Exercise instructions: Every line below is to be copied exactly, with the pictures left out.

Recorded information:
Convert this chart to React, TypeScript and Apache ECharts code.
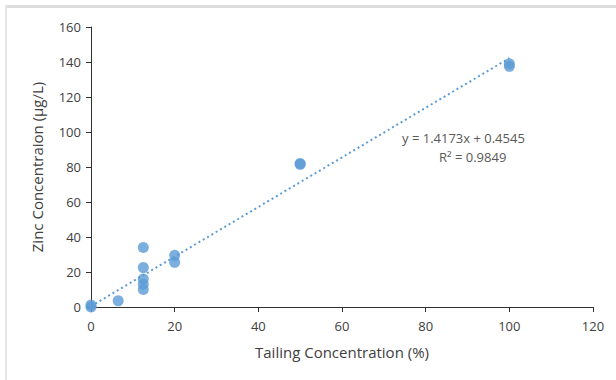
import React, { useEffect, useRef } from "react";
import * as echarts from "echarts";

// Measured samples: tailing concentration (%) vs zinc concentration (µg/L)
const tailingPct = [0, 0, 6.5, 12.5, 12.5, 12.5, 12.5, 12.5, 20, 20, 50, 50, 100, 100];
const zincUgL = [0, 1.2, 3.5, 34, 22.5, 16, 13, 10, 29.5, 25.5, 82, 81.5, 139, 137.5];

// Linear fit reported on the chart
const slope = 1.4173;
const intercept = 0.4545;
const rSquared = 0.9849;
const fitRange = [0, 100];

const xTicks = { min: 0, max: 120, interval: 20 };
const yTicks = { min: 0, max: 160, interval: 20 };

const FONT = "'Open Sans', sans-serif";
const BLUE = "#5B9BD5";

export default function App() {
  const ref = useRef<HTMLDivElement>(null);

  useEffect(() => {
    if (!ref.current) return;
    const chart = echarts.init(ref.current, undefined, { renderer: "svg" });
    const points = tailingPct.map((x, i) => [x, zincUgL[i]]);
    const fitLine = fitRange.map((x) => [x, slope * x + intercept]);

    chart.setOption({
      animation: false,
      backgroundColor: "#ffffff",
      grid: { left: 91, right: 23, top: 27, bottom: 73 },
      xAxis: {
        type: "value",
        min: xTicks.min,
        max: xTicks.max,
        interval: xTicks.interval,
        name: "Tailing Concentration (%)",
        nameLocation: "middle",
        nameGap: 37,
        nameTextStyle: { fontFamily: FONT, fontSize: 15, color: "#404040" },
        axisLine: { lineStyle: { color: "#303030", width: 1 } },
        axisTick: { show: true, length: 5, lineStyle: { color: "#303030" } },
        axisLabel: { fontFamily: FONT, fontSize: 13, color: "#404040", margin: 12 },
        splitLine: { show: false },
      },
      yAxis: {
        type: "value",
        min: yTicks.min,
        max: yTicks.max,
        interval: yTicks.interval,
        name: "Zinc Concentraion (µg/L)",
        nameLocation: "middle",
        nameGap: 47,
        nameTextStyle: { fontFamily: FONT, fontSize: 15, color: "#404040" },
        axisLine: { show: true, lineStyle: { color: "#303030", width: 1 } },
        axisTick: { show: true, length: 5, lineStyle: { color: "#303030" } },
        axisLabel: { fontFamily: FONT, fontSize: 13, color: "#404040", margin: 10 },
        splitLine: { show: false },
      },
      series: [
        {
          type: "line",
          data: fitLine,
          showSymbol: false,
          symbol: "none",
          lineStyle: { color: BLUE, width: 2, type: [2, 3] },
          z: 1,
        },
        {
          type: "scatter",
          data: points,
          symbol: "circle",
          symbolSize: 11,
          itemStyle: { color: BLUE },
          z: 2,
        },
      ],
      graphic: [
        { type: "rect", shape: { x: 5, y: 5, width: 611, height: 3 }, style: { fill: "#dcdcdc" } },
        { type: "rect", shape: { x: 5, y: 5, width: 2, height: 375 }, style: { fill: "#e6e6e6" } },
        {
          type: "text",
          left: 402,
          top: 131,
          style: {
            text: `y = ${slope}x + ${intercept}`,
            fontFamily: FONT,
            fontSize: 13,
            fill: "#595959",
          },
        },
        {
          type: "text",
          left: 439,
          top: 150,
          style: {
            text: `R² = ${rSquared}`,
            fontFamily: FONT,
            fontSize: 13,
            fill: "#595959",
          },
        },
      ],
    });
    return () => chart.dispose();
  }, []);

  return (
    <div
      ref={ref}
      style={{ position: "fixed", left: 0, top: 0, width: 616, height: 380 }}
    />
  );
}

Result of the task:
Convert this chart to React, TypeScript and Apache ECharts code.
import React, { useEffect, useRef } from "react";
import * as echarts from "echarts";

// Measured samples: tailing concentration (%) vs zinc concentration (µg/L)
const tailingPct = [0, 0, 6.5, 12.5, 12.5, 12.5, 12.5, 12.5, 20, 20, 50, 50, 100, 100];
const zincUgL = [0, 1.2, 3.5, 34, 22.5, 16, 13, 10, 29.5, 25.5, 82, 81.5, 139, 137.5];

// Linear fit reported on the chart
const slope = 1.4173;
const intercept = 0.4545;
const rSquared = 0.9849;
const fitRange = [0, 100];

const xTicks = { min: 0, max: 120, interval: 20 };
const yTicks = { min: 0, max: 160, interval: 20 };

const FONT = "'Open Sans', sans-serif";
const BLUE = "#5B9BD5";

export default function App() {
  const ref = useRef<HTMLDivElement>(null);

  useEffect(() => {
    if (!ref.current) return;
    const chart = echarts.init(ref.current, undefined, { renderer: "svg" });
    const points = tailingPct.map((x, i) => [x, zincUgL[i]]);
    const fitLine = fitRange.map((x) => [x, slope * x + intercept]);

    chart.setOption({
      animation: false,
      backgroundColor: "#ffffff",
      grid: { left: 91, right: 23, top: 27, bottom: 73 },
      xAxis: {
        type: "value",
        min: xTicks.min,
        max: xTicks.max,
        interval: xTicks.interval,
        name: "Tailing Concentration (%)",
        nameLocation: "middle",
        nameGap: 37,
        nameTextStyle: { fontFamily: FONT, fontSize: 15, color: "#404040" },
        axisLine: { lineStyle: { color: "#303030", width: 1 } },
        axisTick: { show: true, length: 5, lineStyle: { color: "#303030" } },
        axisLabel: { fontFamily: FONT, fontSize: 13, color: "#404040", margin: 12 },
        splitLine: { show: false },
      },
      yAxis: {
        type: "value",
        min: yTicks.min,
        max: yTicks.max,
        interval: yTicks.interval,
        name: "Zinc Concentraion (µg/L)",
        nameLocation: "middle",
        nameGap: 47,
        nameTextStyle: { fontFamily: FONT, fontSize: 15, color: "#404040" },
        axisLine: { show: true, lineStyle: { color: "#303030", width: 1 } },
        axisTick: { show: true, length: 5, lineStyle: { color: "#303030" } },
        axisLabel: { fontFamily: FONT, fontSize: 13, color: "#404040", margin: 10 },
        splitLine: { show: false },
      },
      series: [
        {
          type: "line",
          data: fitLine,
          showSymbol: false,
          symbol: "none",
          lineStyle: { color: BLUE, width: 2, type: [2, 3] },
          z: 1,
        },
        {
          type: "scatter",
          data: points,
          symbol: "circle",
          symbolSize: 11,
          itemStyle: { color: BLUE },
          z: 2,
        },
      ],
      graphic: [
        { type: "rect", shape: { x: 5, y: 5, width: 611, height: 3 }, style: { fill: "#dcdcdc" } },
        { type: "rect", shape: { x: 5, y: 5, width: 2, height: 375 }, style: { fill: "#e6e6e6" } },
        {
          type: "text",
          left: 402,
          top: 131,
          style: {
            text: `y = ${slope}x + ${intercept}`,
            fontFamily: FONT,
            fontSize: 13,
            fill: "#595959",
          },
        },
        {
          type: "text",
          left: 439,
          top: 150,
          style: {
            text: `R² = ${rSquared}`,
            fontFamily: FONT,
            fontSize: 13,
            fill: "#595959",
          },
        },
      ],
    });
    return () => chart.dispose();
  }, []);

  return (
    <div
      ref={ref}
      style={{ position: "fixed", left: 0, top: 0, width: 616, height: 380 }}
    />
  );
}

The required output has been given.